PROBLEM STATEMENT:
Reproduce exactly the run of lines from the one containing "Generate a Python" through the one containing "years = list(range(1992, 2041))". Pictures do not belong in the copy.

Plotting code records

──────────

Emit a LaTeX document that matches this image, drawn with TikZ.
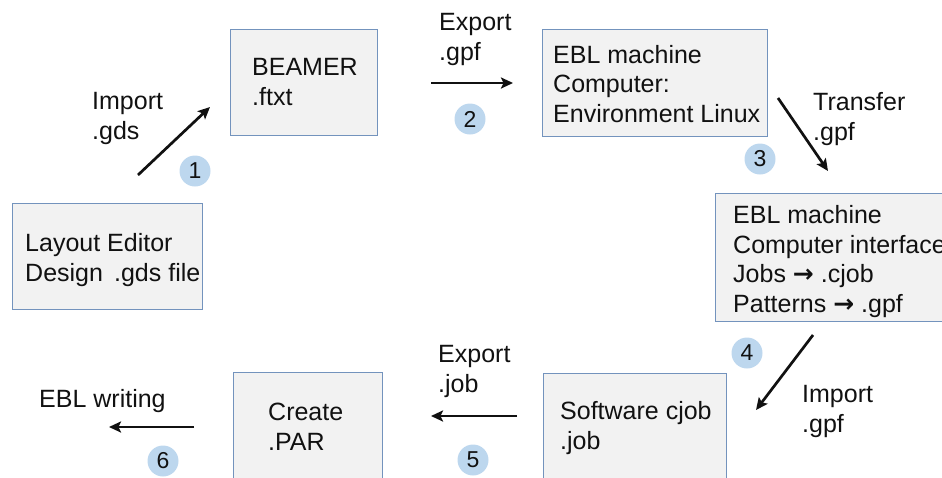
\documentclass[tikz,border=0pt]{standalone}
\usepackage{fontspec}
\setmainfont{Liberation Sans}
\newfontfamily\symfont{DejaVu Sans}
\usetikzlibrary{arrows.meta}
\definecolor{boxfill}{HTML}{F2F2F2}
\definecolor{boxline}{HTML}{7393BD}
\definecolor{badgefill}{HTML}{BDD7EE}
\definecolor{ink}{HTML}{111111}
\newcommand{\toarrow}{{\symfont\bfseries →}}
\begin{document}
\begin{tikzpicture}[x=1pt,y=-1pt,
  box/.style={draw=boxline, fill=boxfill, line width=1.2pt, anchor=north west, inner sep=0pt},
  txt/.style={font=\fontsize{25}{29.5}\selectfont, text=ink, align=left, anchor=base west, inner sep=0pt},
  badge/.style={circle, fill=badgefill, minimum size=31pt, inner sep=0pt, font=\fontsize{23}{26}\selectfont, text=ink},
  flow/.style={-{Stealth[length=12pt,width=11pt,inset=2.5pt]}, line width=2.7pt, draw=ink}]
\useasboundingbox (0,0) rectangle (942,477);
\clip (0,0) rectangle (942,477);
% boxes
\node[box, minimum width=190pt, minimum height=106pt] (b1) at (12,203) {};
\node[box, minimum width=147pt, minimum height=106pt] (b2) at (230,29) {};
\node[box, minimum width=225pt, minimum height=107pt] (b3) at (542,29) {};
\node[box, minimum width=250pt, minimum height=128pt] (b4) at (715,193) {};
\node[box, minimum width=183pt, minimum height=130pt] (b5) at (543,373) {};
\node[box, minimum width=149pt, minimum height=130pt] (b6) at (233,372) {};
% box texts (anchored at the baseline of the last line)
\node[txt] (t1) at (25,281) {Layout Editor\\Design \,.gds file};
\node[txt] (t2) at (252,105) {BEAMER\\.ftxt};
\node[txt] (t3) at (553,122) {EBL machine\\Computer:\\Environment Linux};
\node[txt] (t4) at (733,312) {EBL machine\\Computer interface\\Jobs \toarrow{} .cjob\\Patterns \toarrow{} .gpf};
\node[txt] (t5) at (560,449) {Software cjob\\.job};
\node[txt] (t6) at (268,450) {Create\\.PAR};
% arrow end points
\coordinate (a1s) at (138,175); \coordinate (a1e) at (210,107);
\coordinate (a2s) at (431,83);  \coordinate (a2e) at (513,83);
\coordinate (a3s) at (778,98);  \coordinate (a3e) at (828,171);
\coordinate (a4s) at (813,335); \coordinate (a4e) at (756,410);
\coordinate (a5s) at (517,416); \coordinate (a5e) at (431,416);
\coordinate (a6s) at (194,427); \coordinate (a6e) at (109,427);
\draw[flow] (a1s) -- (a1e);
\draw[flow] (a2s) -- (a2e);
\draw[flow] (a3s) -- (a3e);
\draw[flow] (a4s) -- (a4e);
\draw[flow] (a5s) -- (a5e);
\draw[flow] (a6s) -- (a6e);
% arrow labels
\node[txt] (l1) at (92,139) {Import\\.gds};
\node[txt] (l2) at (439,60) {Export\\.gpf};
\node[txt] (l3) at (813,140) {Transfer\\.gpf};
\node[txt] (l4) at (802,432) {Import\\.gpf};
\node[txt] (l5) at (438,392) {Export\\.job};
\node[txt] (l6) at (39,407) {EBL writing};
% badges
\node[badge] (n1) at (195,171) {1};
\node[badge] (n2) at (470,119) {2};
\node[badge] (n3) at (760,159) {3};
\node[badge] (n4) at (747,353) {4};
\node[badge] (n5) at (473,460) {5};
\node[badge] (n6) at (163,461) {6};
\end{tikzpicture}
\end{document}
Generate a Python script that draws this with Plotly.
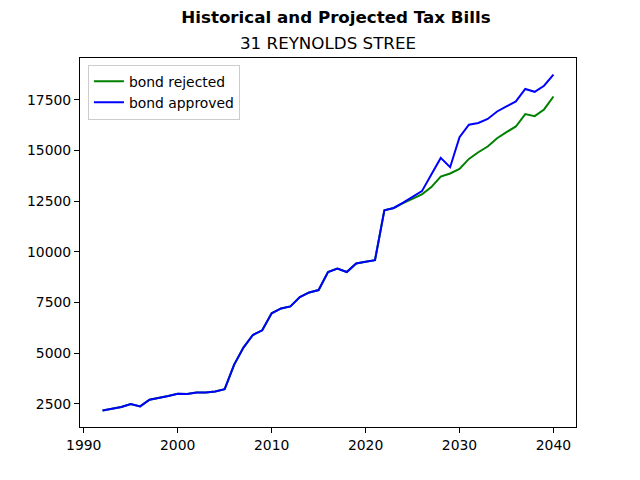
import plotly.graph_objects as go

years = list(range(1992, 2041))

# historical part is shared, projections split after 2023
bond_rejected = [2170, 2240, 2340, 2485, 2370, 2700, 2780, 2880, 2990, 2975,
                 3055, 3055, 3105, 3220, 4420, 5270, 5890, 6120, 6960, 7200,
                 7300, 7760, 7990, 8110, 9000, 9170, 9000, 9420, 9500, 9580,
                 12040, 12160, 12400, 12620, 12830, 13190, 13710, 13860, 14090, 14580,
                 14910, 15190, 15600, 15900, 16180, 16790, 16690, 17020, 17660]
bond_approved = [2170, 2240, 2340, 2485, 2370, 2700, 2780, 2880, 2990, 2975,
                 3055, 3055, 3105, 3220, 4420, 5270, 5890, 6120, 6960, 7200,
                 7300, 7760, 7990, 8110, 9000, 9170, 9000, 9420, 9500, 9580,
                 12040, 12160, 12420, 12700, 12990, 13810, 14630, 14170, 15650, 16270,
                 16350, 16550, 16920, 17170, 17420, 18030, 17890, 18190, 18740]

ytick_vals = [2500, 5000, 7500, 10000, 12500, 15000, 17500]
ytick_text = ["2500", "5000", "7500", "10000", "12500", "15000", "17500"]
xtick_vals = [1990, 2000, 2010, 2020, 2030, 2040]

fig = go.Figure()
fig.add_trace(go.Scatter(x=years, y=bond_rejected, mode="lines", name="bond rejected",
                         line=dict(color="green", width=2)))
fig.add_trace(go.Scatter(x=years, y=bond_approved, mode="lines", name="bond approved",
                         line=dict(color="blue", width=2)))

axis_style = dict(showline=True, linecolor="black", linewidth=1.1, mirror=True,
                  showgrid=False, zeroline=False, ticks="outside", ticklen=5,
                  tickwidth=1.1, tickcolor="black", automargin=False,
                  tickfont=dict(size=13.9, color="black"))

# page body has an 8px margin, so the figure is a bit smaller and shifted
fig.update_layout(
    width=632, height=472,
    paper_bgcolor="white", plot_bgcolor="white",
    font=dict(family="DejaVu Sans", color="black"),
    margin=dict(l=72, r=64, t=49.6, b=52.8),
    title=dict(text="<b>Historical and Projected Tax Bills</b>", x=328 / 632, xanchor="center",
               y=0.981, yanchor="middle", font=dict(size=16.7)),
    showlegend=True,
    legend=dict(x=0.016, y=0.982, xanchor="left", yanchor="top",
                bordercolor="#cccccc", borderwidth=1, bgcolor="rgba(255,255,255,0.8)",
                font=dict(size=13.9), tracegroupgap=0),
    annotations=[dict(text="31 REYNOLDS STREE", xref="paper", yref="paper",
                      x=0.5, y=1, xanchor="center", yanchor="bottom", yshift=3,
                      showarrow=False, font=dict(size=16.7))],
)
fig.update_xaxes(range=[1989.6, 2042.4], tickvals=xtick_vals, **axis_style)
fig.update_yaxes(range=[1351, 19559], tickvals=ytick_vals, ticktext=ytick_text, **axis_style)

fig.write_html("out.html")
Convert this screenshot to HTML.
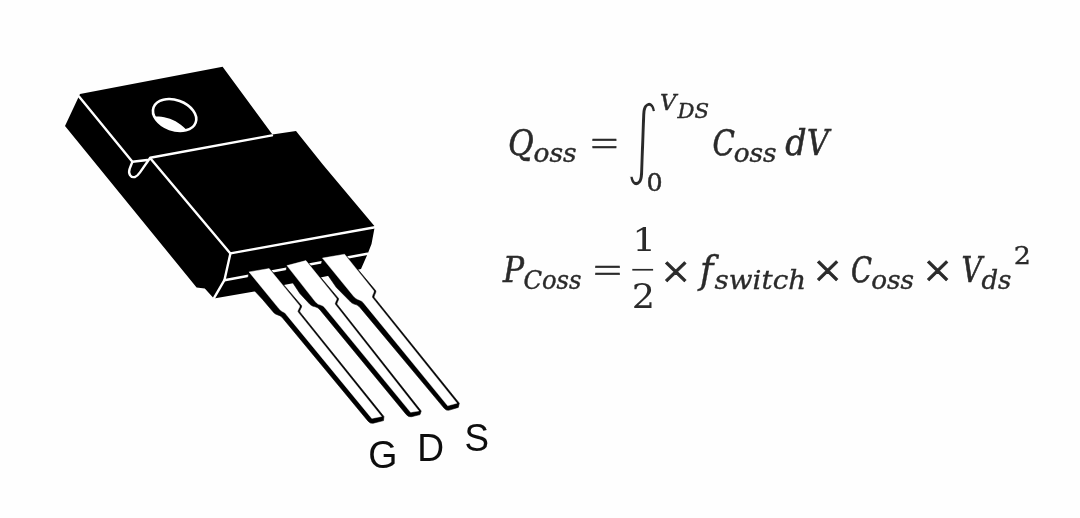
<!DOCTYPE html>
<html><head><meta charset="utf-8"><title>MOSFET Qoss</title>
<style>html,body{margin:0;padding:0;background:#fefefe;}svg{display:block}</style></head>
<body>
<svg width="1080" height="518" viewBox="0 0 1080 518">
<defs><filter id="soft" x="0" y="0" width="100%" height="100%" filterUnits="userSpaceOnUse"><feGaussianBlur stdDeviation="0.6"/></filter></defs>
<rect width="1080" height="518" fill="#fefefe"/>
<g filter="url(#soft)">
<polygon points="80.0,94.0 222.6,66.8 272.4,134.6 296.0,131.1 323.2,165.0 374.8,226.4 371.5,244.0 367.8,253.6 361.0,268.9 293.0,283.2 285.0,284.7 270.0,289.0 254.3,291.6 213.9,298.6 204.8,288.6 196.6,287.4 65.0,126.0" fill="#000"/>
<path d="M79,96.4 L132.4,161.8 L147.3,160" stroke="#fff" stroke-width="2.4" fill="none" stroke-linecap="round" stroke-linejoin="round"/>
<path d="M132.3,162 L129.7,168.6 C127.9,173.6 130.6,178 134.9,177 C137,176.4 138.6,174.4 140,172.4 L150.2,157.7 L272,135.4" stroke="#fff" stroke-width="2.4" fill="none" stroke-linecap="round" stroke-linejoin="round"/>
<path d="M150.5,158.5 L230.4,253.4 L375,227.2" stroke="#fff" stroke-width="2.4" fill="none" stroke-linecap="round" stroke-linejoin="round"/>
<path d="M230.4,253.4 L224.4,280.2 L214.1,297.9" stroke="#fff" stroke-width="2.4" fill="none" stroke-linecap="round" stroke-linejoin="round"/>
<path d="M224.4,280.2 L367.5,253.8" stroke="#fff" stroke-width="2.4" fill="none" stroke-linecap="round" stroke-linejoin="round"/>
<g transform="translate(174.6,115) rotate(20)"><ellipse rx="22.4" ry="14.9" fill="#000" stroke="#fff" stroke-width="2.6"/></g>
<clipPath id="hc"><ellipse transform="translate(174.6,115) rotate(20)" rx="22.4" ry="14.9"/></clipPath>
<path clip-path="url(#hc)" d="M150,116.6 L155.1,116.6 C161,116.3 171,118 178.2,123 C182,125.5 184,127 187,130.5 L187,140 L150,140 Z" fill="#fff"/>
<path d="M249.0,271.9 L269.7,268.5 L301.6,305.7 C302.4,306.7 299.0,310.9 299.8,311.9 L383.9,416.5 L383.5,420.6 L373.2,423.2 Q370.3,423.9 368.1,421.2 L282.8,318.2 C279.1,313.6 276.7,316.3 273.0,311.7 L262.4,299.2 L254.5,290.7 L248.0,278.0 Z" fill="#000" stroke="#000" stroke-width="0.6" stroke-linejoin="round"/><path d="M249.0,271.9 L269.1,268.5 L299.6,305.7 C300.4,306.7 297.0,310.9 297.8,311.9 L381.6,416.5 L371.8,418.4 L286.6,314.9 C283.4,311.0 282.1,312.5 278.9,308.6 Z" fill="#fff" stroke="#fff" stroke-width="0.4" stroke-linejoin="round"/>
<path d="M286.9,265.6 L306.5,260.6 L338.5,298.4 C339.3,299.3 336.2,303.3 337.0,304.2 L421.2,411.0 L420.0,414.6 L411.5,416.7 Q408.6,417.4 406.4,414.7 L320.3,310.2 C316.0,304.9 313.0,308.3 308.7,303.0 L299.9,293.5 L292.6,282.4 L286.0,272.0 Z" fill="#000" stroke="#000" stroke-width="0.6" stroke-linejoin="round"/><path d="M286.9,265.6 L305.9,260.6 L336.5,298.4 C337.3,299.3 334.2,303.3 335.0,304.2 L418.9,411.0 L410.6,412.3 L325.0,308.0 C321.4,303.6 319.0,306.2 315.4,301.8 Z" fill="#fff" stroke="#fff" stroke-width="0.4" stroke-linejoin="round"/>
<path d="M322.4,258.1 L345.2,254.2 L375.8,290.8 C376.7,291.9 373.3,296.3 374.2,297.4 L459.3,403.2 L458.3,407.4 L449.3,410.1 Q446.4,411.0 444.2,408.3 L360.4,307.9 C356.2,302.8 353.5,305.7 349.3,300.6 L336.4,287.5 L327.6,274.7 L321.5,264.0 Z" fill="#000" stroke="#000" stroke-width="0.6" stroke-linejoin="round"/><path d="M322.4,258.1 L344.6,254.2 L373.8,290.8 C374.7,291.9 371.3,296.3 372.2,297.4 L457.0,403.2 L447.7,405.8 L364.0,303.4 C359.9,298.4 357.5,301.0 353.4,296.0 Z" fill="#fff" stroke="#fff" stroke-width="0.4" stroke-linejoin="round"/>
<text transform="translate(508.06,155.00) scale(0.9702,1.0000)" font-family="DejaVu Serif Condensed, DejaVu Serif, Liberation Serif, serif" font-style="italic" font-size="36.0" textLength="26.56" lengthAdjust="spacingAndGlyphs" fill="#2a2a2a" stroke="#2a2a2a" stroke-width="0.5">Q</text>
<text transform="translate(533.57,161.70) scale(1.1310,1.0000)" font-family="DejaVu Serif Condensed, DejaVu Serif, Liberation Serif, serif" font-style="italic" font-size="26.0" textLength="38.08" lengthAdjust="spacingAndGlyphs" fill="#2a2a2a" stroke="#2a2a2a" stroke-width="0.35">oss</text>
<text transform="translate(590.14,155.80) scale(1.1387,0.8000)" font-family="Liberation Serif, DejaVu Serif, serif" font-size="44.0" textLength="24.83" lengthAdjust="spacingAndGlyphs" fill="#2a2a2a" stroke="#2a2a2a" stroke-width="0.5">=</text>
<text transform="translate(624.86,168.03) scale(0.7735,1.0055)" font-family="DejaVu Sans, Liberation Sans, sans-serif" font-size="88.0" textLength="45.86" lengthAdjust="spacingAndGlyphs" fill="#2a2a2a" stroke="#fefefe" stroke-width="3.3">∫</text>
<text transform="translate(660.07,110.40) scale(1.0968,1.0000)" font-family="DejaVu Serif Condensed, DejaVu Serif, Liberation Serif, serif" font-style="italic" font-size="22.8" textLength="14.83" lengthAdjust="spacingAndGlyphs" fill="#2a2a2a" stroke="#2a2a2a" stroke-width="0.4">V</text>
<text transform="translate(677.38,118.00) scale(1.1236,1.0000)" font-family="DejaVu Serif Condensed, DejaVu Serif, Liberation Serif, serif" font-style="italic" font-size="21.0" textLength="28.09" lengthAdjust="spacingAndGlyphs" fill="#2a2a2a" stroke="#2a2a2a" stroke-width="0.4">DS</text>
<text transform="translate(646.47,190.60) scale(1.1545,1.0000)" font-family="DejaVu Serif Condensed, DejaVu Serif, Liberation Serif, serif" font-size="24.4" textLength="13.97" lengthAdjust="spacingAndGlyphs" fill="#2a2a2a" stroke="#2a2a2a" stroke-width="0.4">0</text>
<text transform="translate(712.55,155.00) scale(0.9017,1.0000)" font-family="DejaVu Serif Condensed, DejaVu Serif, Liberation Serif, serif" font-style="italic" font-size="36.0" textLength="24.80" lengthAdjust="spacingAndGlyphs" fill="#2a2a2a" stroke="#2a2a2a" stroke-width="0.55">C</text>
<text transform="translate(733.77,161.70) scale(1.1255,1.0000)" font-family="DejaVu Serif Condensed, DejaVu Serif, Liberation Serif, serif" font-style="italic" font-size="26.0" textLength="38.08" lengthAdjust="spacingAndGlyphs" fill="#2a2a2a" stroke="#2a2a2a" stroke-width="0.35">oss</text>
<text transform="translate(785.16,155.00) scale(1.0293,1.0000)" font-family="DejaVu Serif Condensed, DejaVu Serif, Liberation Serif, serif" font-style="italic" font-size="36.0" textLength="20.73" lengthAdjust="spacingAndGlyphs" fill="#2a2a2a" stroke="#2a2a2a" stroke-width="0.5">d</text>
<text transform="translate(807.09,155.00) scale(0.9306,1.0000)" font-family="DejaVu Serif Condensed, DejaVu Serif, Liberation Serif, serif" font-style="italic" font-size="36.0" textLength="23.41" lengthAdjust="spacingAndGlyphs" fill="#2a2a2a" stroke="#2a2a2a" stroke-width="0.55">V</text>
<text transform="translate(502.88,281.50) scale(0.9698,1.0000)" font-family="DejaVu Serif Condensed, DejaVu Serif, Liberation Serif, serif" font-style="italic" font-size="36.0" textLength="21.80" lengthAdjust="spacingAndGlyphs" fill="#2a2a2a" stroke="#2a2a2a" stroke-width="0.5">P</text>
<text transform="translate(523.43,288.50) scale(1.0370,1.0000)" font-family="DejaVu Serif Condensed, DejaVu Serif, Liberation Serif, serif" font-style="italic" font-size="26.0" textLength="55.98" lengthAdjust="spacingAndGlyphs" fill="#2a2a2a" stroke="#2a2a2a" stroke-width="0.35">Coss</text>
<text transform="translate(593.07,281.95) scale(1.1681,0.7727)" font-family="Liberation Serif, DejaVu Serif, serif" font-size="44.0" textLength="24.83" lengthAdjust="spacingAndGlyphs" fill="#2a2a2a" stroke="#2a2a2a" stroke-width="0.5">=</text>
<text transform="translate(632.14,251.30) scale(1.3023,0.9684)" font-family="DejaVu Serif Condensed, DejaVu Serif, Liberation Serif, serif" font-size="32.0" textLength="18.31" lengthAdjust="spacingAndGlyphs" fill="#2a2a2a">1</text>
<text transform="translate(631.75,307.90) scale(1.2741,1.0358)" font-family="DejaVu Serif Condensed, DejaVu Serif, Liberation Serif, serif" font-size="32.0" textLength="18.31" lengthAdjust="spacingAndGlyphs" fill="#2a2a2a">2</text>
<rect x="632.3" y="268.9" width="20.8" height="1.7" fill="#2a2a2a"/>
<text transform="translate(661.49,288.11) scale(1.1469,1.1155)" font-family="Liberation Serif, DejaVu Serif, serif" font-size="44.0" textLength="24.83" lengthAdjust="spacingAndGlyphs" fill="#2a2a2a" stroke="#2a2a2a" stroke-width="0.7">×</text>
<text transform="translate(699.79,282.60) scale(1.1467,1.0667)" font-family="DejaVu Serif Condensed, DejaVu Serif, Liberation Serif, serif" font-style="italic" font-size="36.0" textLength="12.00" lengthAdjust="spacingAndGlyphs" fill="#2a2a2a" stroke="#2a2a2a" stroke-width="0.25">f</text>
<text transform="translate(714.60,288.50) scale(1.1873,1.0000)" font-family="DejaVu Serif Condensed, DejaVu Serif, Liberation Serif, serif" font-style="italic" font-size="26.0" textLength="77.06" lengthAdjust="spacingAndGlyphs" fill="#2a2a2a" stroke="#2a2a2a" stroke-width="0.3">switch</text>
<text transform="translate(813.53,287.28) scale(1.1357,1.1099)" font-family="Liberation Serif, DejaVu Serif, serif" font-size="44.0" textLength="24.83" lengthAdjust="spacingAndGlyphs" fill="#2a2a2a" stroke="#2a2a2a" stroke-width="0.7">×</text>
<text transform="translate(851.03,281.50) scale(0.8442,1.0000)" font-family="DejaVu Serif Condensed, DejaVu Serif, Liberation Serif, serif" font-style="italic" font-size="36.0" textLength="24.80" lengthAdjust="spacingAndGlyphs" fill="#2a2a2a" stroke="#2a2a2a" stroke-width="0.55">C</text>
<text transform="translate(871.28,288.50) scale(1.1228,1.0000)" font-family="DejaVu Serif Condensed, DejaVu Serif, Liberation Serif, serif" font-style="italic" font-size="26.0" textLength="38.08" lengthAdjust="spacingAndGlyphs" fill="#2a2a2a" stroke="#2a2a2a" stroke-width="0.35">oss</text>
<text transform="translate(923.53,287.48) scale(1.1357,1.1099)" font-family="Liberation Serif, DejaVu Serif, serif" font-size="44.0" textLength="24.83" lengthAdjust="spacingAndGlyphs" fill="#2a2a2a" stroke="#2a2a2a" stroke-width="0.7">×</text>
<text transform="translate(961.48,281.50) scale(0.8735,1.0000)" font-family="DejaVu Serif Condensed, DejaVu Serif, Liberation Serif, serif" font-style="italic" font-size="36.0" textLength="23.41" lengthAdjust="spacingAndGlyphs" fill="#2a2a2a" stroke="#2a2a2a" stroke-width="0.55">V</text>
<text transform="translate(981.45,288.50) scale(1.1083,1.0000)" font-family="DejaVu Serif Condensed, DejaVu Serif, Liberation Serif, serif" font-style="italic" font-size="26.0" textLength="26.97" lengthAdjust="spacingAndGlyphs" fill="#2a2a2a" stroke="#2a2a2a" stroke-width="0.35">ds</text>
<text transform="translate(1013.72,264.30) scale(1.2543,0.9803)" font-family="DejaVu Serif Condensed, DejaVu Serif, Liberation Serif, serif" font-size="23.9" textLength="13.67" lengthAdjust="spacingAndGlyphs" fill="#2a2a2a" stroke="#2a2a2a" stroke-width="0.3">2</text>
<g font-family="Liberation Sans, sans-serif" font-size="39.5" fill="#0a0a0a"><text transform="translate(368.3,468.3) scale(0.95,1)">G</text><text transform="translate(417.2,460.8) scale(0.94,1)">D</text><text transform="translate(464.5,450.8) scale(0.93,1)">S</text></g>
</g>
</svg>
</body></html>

──────────

RESULT:
Generate a Python script that draws this with Plotly.
import plotly.graph_objects as go

years = list(range(1992, 2041))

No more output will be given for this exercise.